Charts and diagrams as code
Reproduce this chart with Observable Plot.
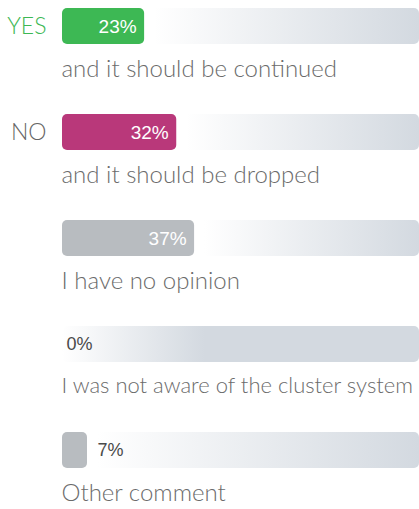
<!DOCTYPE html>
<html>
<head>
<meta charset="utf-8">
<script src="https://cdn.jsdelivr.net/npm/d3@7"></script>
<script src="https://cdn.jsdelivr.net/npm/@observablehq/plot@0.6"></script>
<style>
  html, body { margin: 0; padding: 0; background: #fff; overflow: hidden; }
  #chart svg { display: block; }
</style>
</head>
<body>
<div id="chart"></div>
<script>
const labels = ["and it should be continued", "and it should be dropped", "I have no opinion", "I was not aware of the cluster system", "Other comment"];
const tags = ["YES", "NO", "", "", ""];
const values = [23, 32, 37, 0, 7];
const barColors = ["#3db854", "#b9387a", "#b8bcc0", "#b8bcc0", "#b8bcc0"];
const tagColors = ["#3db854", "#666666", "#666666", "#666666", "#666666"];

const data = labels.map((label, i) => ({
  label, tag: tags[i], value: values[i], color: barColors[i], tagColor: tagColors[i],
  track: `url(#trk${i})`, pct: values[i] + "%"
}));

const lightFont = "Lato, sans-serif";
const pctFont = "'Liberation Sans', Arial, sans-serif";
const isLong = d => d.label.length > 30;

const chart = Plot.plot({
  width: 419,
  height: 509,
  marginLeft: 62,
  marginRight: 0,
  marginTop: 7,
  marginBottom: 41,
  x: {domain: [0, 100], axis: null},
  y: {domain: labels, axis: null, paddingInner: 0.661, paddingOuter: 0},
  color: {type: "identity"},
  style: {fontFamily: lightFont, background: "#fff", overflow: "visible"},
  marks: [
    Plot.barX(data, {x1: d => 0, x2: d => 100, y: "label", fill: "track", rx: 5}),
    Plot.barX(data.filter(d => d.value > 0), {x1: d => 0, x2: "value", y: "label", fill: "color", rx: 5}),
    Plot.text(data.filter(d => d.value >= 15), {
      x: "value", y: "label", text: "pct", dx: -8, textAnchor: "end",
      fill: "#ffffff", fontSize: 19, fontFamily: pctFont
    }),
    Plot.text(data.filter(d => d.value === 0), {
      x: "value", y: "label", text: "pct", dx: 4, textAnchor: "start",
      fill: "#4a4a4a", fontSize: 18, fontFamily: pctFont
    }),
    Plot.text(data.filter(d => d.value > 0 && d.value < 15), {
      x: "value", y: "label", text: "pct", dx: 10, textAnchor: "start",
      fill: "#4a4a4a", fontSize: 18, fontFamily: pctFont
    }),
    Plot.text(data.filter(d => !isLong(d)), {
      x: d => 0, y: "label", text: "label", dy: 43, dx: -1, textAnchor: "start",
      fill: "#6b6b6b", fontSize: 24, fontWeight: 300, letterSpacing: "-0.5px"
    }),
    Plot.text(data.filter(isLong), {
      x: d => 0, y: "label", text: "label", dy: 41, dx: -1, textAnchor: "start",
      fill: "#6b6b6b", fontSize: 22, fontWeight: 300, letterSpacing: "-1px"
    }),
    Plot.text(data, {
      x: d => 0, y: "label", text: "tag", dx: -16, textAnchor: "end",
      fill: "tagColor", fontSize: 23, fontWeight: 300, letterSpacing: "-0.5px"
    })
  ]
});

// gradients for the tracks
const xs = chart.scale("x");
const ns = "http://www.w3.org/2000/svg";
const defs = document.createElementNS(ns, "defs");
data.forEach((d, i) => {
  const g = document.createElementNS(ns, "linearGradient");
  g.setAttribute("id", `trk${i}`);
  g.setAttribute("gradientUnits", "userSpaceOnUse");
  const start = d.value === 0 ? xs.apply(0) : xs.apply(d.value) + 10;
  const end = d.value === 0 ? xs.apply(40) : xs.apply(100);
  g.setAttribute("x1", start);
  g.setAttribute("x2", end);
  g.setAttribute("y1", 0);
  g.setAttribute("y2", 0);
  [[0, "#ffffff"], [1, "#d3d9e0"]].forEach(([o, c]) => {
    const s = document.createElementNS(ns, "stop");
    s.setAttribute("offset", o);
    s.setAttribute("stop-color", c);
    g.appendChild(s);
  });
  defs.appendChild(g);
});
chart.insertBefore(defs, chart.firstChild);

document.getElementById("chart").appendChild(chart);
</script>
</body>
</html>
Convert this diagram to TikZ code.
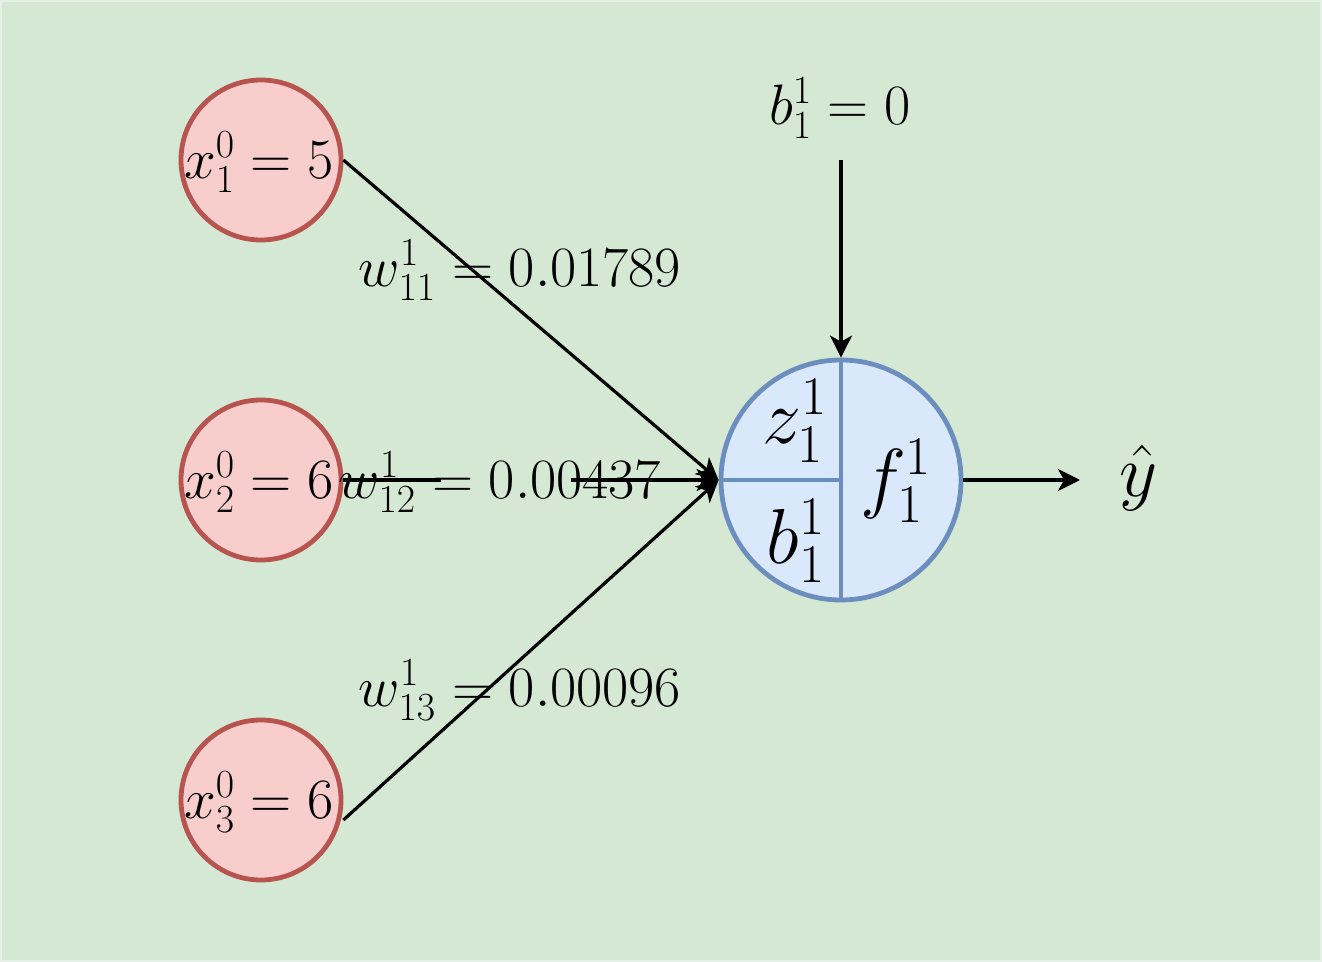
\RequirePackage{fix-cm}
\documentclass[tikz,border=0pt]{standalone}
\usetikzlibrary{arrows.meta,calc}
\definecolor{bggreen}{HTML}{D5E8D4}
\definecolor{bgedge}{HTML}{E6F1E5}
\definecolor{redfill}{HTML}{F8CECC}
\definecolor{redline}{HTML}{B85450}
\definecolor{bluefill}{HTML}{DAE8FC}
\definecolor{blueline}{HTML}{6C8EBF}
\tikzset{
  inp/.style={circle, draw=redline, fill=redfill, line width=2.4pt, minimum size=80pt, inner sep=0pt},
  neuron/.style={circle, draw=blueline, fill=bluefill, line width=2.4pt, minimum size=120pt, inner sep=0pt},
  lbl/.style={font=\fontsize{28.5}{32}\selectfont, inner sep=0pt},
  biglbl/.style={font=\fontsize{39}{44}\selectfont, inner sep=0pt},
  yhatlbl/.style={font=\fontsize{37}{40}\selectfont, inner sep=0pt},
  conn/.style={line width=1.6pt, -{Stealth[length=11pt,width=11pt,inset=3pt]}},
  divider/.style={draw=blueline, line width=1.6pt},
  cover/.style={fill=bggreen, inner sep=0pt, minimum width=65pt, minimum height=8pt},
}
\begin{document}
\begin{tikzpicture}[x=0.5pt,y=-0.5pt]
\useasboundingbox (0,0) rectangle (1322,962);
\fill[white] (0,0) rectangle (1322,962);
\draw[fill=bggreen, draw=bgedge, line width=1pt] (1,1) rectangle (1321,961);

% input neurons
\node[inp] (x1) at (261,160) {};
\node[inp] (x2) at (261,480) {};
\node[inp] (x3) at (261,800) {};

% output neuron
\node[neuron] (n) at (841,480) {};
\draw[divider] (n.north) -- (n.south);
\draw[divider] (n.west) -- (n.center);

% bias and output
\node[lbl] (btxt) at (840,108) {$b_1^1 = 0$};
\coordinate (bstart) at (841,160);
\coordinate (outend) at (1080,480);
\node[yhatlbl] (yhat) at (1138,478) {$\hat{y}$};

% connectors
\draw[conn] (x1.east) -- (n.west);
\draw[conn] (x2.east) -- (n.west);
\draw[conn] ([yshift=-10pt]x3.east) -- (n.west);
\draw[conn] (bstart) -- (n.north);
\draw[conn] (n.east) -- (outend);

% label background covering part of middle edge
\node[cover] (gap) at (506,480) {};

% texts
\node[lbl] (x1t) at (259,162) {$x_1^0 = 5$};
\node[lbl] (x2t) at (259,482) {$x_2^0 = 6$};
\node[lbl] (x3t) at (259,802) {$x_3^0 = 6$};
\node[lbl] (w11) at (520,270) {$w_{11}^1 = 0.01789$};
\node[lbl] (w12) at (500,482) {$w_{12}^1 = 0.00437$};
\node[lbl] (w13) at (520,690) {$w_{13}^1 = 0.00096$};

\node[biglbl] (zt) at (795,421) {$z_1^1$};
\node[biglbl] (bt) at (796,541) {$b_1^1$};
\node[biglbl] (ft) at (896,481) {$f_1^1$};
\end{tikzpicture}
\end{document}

STATED TASK
Please transcribe the material above exactly as written. Leave the pictures out.

CORRECT ANSWER
Reproduce this chart with Observable Plot.
<!DOCTYPE html>
<html>
<head>
<meta charset="utf-8">
<script src="https://cdn.jsdelivr.net/npm/d3@7"></script>
<script src="https://cdn.jsdelivr.net/npm/@observablehq/plot@0.6"></script>
<style>
  html, body { margin: 0; padding: 0; background: #fff; overflow: hidden; }
  #chart svg { display: block; }
</style>
</head>
<body>
<div id="chart"></div>
<script>
const labels = ["and it should be continued", "and it should be dropped", "I have no opinion", "I was not aware of the cluster system", "Other comment"];
const tags = ["YES", "NO", "", "", ""];
const values = [23, 32, 37, 0, 7];
const barColors = ["#3db854", "#b9387a", "#b8bcc0", "#b8bcc0", "#b8bcc0"];
const tagColors = ["#3db854", "#666666", "#666666", "#666666", "#666666"];

const data = labels.map((label, i) => ({
  label, tag: tags[i], value: values[i], color: barColors[i], tagColor: tagColors[i],
  track: `url(#trk${i})`, pct: values[i] + "%"
}));

const lightFont = "Lato, sans-serif";
const pctFont = "'Liberation Sans', Arial, sans-serif";
const isLong = d => d.label.length > 30;

const chart = Plot.plot({
  width: 419,
  height: 509,
  marginLeft: 62,
  marginRight: 0,
  marginTop: 7,
  marginBottom: 41,
  x: {domain: [0, 100], axis: null},
  y: {domain: labels, axis: null, paddingInner: 0.661, paddingOuter: 0},
  color: {type: "identity"},
  style: {fontFamily: lightFont, background: "#fff", overflow: "visible"},
  marks: [
    Plot.barX(data, {x1: d => 0, x2: d => 100, y: "label", fill: "track", rx: 5}),
    Plot.barX(data.filter(d => d.value > 0), {x1: d => 0, x2: "value", y: "label", fill: "color", rx: 5}),
    Plot.text(data.filter(d => d.value >= 15), {
      x: "value", y: "label", text: "pct", dx: -8, textAnchor: "end",
      fill: "#ffffff", fontSize: 19, fontFamily: pctFont
    }),
    Plot.text(data.filter(d => d.value === 0), {
      x: "value", y: "label", text: "pct", dx: 4, textAnchor: "start",
      fill: "#4a4a4a", fontSize: 18, fontFamily: pctFont
    }),
    Plot.text(data.filter(d => d.value > 0 && d.value < 15), {
      x: "value", y: "label", text: "pct", dx: 10, textAnchor: "start",
      fill: "#4a4a4a", fontSize: 18, fontFamily: pctFont
    }),
    Plot.text(data.filter(d => !isLong(d)), {
      x: d => 0, y: "label", text: "label", dy: 43, dx: -1, textAnchor: "start",
      fill: "#6b6b6b", fontSize: 24, fontWeight: 300, letterSpacing: "-0.5px"
    }),
    Plot.text(data.filter(isLong), {
      x: d => 0, y: "label", text: "label", dy: 41, dx: -1, textAnchor: "start",
      fill: "#6b6b6b", fontSize: 22, fontWeight: 300, letterSpacing: "-1px"
    }),
    Plot.text(data, {
      x: d => 0, y: "label", text: "tag", dx: -16, textAnchor: "end",
      fill: "tagColor", fontSize: 23, fontWeight: 300, letterSpacing: "-0.5px"
    })
  ]
});

// gradients for the tracks
const xs = chart.scale("x");
const ns = "http://www.w3.org/2000/svg";
const defs = document.createElementNS(ns, "defs");
data.forEach((d, i) => {
  const g = document.createElementNS(ns, "linearGradient");
  g.setAttribute("id", `trk${i}`);
  g.setAttribute("gradientUnits", "userSpaceOnUse");
  const start = d.value === 0 ? xs.apply(0) : xs.apply(d.value) + 10;
  const end = d.value === 0 ? xs.apply(40) : xs.apply(100);
  g.setAttribute("x1", start);
  g.setAttribute("x2", end);
  g.setAttribute("y1", 0);
  g.setAttribute("y2", 0);
  [[0, "#ffffff"], [1, "#d3d9e0"]].forEach(([o, c]) => {
    const s = document.createElementNS(ns, "stop");
    s.setAttribute("offset", o);
    s.setAttribute("stop-color", c);
    g.appendChild(s);
  });
  defs.appendChild(g);
});
chart.insertBefore(defs, chart.firstChild);

document.getElementById("chart").appendChild(chart);
</script>
</body>
</html>
Convert this diagram to TikZ code.
\RequirePackage{fix-cm}
\documentclass[tikz,border=0pt]{standalone}
\usetikzlibrary{arrows.meta,calc}
\definecolor{bggreen}{HTML}{D5E8D4}
\definecolor{bgedge}{HTML}{E6F1E5}
\definecolor{redfill}{HTML}{F8CECC}
\definecolor{redline}{HTML}{B85450}
\definecolor{bluefill}{HTML}{DAE8FC}
\definecolor{blueline}{HTML}{6C8EBF}
\tikzset{
  inp/.style={circle, draw=redline, fill=redfill, line width=2.4pt, minimum size=80pt, inner sep=0pt},
  neuron/.style={circle, draw=blueline, fill=bluefill, line width=2.4pt, minimum size=120pt, inner sep=0pt},
  lbl/.style={font=\fontsize{28.5}{32}\selectfont, inner sep=0pt},
  biglbl/.style={font=\fontsize{39}{44}\selectfont, inner sep=0pt},
  yhatlbl/.style={font=\fontsize{37}{40}\selectfont, inner sep=0pt},
  conn/.style={line width=1.6pt, -{Stealth[length=11pt,width=11pt,inset=3pt]}},
  divider/.style={draw=blueline, line width=1.6pt},
  cover/.style={fill=bggreen, inner sep=0pt, minimum width=65pt, minimum height=8pt},
}
\begin{document}
\begin{tikzpicture}[x=0.5pt,y=-0.5pt]
\useasboundingbox (0,0) rectangle (1322,962);
\fill[white] (0,0) rectangle (1322,962);
\draw[fill=bggreen, draw=bgedge, line width=1pt] (1,1) rectangle (1321,961);

% input neurons
\node[inp] (x1) at (261,160) {};
\node[inp] (x2) at (261,480) {};
\node[inp] (x3) at (261,800) {};

% output neuron
\node[neuron] (n) at (841,480) {};
\draw[divider] (n.north) -- (n.south);
\draw[divider] (n.west) -- (n.center);

% bias and output
\node[lbl] (btxt) at (840,108) {$b_1^1 = 0$};
\coordinate (bstart) at (841,160);
\coordinate (outend) at (1080,480);
\node[yhatlbl] (yhat) at (1138,478) {$\hat{y}$};

% connectors
\draw[conn] (x1.east) -- (n.west);
\draw[conn] (x2.east) -- (n.west);
\draw[conn] ([yshift=-10pt]x3.east) -- (n.west);
\draw[conn] (bstart) -- (n.north);
\draw[conn] (n.east) -- (outend);

% label background covering part of middle edge
\node[cover] (gap) at (506,480) {};

% texts
\node[lbl] (x1t) at (259,162) {$x_1^0 = 5$};
\node[lbl] (x2t) at (259,482) {$x_2^0 = 6$};
\node[lbl] (x3t) at (259,802) {$x_3^0 = 6$};
\node[lbl] (w11) at (520,270) {$w_{11}^1 = 0.01789$};
\node[lbl] (w12) at (500,482) {$w_{12}^1 = 0.00437$};
\node[lbl] (w13) at (520,690) {$w_{13}^1 = 0.00096$};

\node[biglbl] (zt) at (795,421) {$z_1^1$};
\node[biglbl] (bt) at (796,541) {$b_1^1$};
\node[biglbl] (ft) at (896,481) {$f_1^1$};
\end{tikzpicture}
\end{document}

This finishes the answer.